* WHAT THE TASK REQUIRES
Show every line below where "matplotlib" can be found.

* SUPPLIED MATERIAL

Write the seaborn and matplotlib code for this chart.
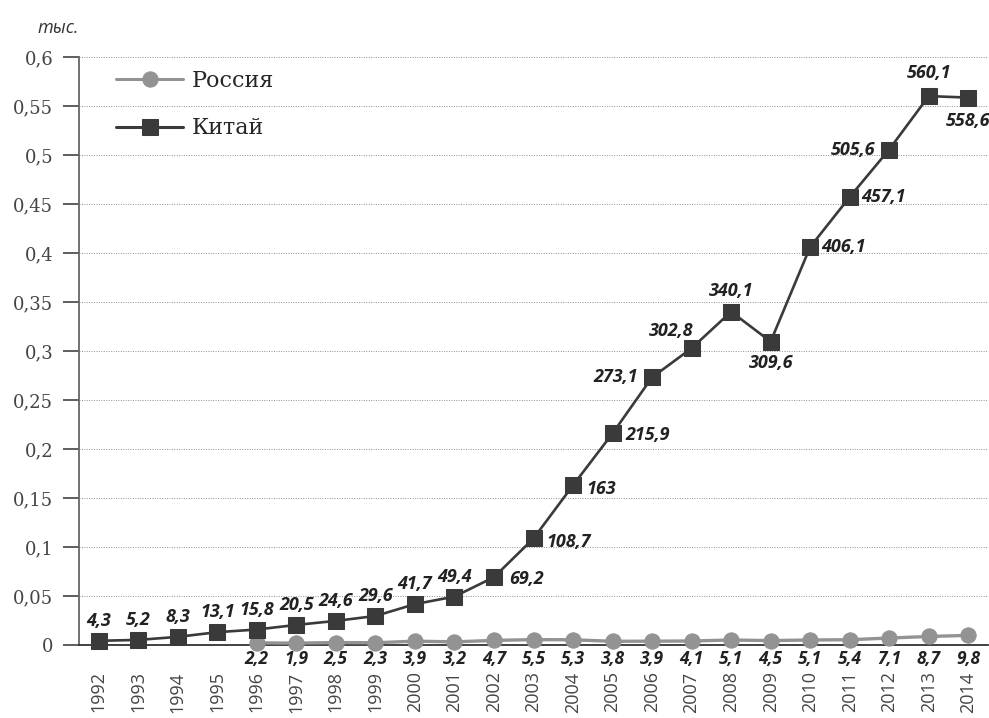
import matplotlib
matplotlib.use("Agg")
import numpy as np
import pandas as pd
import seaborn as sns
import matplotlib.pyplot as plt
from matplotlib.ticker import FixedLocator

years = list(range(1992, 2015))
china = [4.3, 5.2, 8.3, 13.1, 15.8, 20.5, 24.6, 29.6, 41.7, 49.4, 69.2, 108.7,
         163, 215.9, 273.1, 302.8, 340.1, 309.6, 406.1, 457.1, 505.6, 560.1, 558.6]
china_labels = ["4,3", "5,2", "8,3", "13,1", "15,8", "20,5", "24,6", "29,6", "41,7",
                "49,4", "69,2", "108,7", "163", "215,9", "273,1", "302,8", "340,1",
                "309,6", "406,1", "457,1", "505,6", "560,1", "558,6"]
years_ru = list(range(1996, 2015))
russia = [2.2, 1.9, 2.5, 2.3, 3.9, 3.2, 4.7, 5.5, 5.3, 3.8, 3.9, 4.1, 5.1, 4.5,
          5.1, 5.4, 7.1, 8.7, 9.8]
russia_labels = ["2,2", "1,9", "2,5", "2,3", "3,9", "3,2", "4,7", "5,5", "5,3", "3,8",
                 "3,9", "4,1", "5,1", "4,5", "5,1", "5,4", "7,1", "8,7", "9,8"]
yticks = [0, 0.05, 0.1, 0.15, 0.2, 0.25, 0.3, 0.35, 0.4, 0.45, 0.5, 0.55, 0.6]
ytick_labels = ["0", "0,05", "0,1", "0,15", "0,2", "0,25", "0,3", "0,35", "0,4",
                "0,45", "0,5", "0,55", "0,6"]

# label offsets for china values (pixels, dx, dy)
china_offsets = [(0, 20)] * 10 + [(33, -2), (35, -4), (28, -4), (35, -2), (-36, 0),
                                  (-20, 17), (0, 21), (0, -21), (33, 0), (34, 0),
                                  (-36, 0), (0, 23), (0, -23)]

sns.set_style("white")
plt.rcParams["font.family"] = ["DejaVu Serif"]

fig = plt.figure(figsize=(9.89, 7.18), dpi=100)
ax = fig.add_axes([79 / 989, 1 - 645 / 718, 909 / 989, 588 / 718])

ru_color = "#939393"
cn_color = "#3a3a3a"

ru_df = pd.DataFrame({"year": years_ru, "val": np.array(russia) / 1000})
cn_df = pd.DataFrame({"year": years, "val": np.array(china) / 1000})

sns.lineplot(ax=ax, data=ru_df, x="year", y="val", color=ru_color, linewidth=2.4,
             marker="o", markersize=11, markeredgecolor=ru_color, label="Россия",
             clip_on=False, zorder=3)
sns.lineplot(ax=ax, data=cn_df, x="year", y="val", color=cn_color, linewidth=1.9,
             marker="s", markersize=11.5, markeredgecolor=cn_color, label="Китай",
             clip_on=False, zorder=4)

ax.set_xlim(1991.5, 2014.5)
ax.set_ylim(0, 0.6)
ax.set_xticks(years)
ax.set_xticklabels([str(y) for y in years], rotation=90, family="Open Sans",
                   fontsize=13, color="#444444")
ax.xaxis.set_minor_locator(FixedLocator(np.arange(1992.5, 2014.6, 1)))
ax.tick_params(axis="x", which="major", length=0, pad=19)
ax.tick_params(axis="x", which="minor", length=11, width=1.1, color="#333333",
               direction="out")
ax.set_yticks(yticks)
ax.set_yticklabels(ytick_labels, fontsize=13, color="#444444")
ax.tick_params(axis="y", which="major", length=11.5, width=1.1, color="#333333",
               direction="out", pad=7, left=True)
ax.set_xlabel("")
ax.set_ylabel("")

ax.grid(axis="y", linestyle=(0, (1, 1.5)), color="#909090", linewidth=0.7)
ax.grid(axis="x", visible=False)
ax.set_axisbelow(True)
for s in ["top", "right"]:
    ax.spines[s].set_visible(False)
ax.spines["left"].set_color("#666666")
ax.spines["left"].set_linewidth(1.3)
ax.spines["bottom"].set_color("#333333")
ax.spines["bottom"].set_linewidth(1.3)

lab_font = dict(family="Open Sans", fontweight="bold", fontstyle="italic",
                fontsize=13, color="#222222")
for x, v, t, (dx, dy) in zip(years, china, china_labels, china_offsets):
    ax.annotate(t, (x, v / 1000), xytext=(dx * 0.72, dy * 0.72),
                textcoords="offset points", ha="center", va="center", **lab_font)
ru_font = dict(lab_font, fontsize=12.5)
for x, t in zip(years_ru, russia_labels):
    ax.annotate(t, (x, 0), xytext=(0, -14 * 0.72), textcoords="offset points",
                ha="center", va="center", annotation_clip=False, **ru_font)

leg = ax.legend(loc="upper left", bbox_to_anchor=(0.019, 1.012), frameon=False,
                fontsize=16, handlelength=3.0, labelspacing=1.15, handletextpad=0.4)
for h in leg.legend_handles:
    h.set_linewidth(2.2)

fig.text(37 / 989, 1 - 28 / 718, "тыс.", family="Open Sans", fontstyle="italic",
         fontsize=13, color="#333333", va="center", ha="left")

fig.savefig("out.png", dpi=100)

* SOLUTION BELOW
Write the seaborn and matplotlib code for this chart.
import matplotlib
matplotlib.use("Agg")
import matplotlib.pyplot as plt
from matplotlib.ticker import FixedLocator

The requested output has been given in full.